The opposition Pakistan Peoples Party (PPP) was the only party whose members voted in support of the bill in unison as the members of the Pakistan Muslim League-Nawaz (PML-N) also gave a divided vote.

The Senate had already on Monday passed the bill moved by the PPP’s Sherry Rehman amid a noisy protest by the members of religious parties. The PTI had abstained from voting.

The religious affairs minister and the minister of state for parliamentary affairs, who had also opposed the bill in the Senate, called for referring the bill to the Council of Islamic Ideology (CII), instead of the committee.

The parliamentary affairs minister said the CII had already rejected similar bills in the past terming it against the basic tenets of Islam. He said they would not let any anti-Islam bill passed from the house. He pointed out that a minority member had moved the bill which was against the basic teachings of Islam. He declared that he would oppose the bill even at the cost of his cabinet position, adding that even the whole house could not pass any legislation which was against the teachings of Quran and Sunnah.

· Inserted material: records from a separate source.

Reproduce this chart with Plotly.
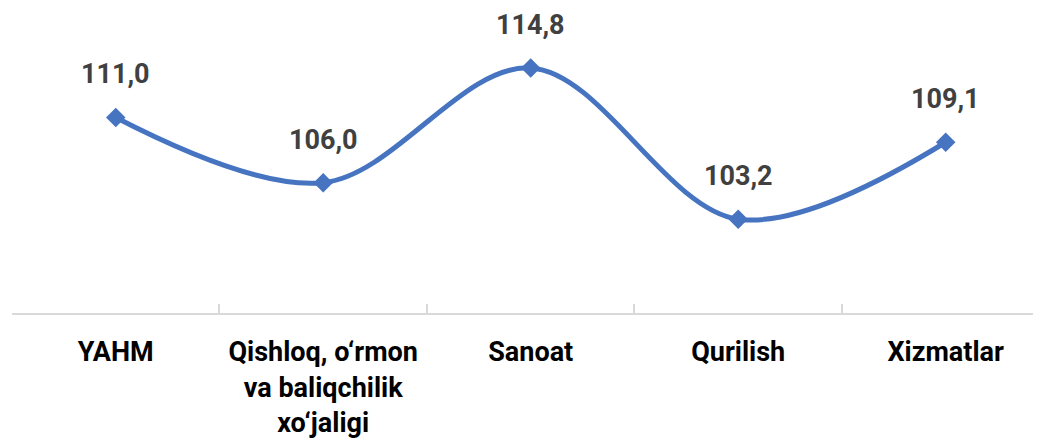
import plotly.graph_objects as go

categories = ["YAHM", "Qishloq, o‘rmon<br>va baliqchilik<br>xo‘jaligi", "Sanoat", "Qurilish", "Xizmatlar"]
values = [111.0, 106.0, 114.8, 103.2, 109.1]
value_labels = ["111,0", "106,0", "114,8", "103,2", "109,1"]

FONT = "Roboto"
LINE_COLOR = "#4674C0"

fig = go.Figure()
fig.add_trace(go.Scatter(
    x=categories, y=values, mode="lines+markers",
    line=dict(color=LINE_COLOR, width=5, shape="spline", smoothing=1.0),
    marker=dict(symbol="diamond", size=15, color=LINE_COLOR),
    hoverinfo="skip", showlegend=False,
))
for c, v, t in zip(categories, values, value_labels):
    fig.add_annotation(x=c, y=v, text=t, showarrow=False, yshift=43,
                       font=dict(family=FONT, size=27, color="#404040", weight="bold"))

fig.update_layout(
    width=1041, height=445,
    margin=dict(l=4, r=0, t=0, b=140, autoexpand=False),
    paper_bgcolor="white", plot_bgcolor="white",
    xaxis=dict(
        type="category", range=[-0.5, 4.498], automargin=False,
        showline=True, linecolor="#d9d9d9", linewidth=2,
        ticks="inside", tickson="boundaries", ticklen=9, tickcolor="#d9d9d9", tickwidth=2,
        showgrid=False, zeroline=False,
        tickfont=dict(family=FONT, size=27, color="#000000", weight="bold"),
        ticklabelstandoff=14,
    ),
    yaxis=dict(range=[96, 119.4], visible=False, showgrid=False, zeroline=False, automargin=False),
)

fig.write_html("out.html")
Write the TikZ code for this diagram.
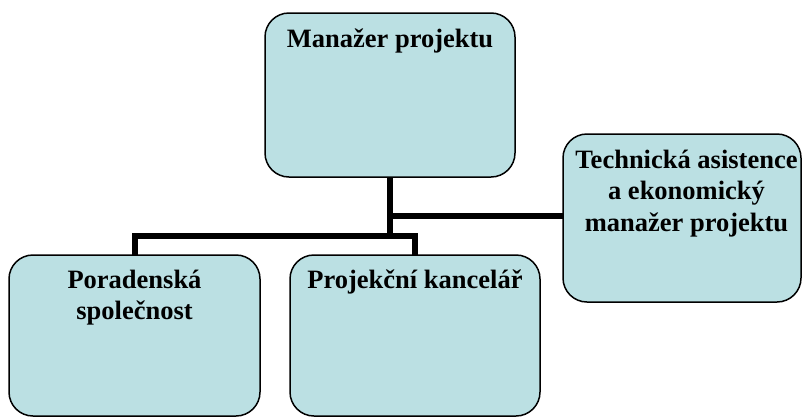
\documentclass[tikz,border=0pt]{standalone}
\usepackage{fontspec}
\setmainfont{Liberation Serif}[BoldFont={Liberation Serif Bold}]
\definecolor{boxfill}{RGB}{187,224,227}
\tikzset{
  orgbox/.style={draw=black, line width=1.5pt, fill=boxfill, rounded corners=24pt},
  lbl/.style={anchor=north, inner sep=0pt, align=center,
    font=\fontsize{26.5}{31.5}\selectfont\bfseries},
  conn/.style={draw=black, line width=6pt}
}
\newcommand{\lstrut}{\rule{0pt}{20pt}}
\begin{document}
\begin{tikzpicture}[x=1pt,y=-1pt]
  \clip (0,0) rectangle (802,418);
  \fill[white] (0,0) rectangle (802,418);
  \coordinate (hub) at (390,236);
  \coordinate (side) at (390,216);
  \coordinate (lft) at (135,236);
  \coordinate (rgt) at (415,236);
  % boxes
  \path[orgbox] (265,13) rectangle (515,177);
  \path[orgbox] (563,134) rectangle (801,302);
  \path[orgbox] (9,255) rectangle (260,416);
  \path[orgbox] (290,255) rectangle (540,416);
  \node[inner sep=0pt, minimum width=250pt, minimum height=164pt] (top) at (390,95) {};
  \node[inner sep=0pt, minimum width=238pt, minimum height=168pt] (tech) at (682,218) {};
  \node[inner sep=0pt, minimum width=251pt, minimum height=161pt] (por) at (134.5,335.5) {};
  \node[inner sep=0pt, minimum width=250pt, minimum height=161pt] (proj) at (415,335.5) {};
  % connectors
  \draw[conn] (top.south) -- (hub);
  \draw[conn] (side) -- (tech.west |- side);
  \draw[conn, line cap=rect] (lft) -- (rgt);
  \draw[conn] (lft) -- (lft |- por.north);
  \draw[conn] (rgt) -- (rgt |- proj.north);
  % labels
  \node[lbl] (ttop) at (390,27) {\lstrut Manažer projektu};
  \node[lbl] (ttech) at (686.5,148) {\lstrut Technická asistence\\a ekonomický\\manažer projektu};
  \node[lbl] (tpor) at (134.5,268) {\lstrut Poradenská\\společnost};
  \node[lbl] (tproj) at (415,268) {\lstrut Projekční kancelář};
\end{tikzpicture}
\end{document}
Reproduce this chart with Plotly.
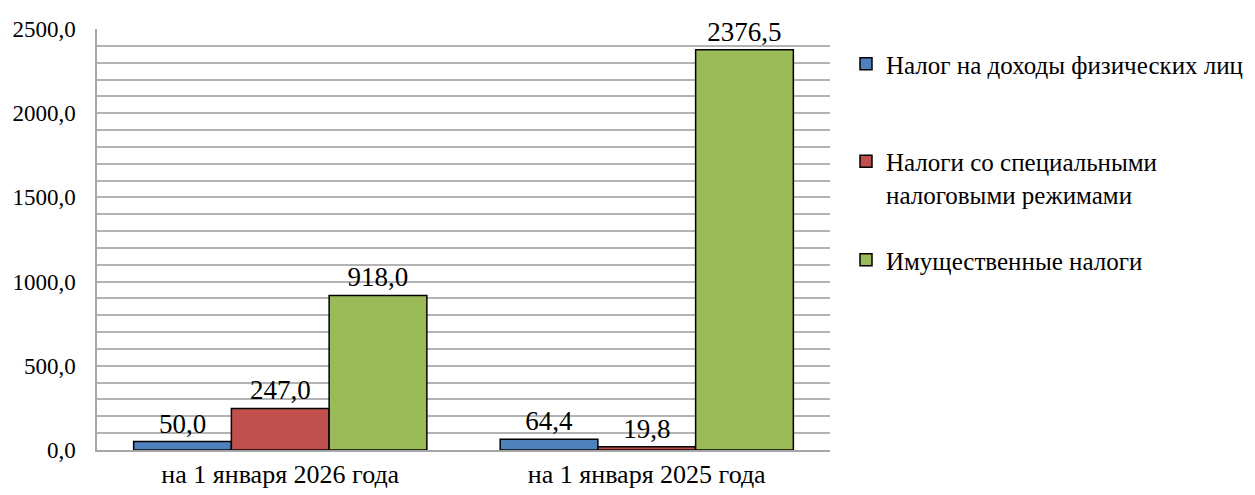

Dr Shireen Mazari almost presented the same arguments which PPP’s Sherry Rehman had given in the Senate a day earlier during the discussion on her bill.

Dr Mazari said a number of Islamic countries, including the UAE, Turkey, Egypt and Bangladesh, had already enforced similar laws restraining the marriages before the age of 18. Besides this, she said, the Al-Azhar University of Egypt had also issued a decree in this regard.

Shahida Akhtar Ali of the Jamiat Ulema-i-Islam opposed the bill whereas Shaista Pervez of the PML-N spoke in favour of it.

However, at the time of voting, a number of male members of the PML-N were seen sitting in their seats whereas the women members stood up in support of the proposed legislation.

Hazara province: The PML-N members submitted two separate constitution amendment bills seeking creation of a new Hazara province.

Last week, the PML-N members had managed to introduce the bill for creation of South Punjab and Bahawalpur provinces.

The bills for Hazara province were moved by Ali Khan Jadoon and former deputy speaker Murtaza Javed Abbasi. Both the bills of similar nature were referred to the committee after the government did not oppose the move.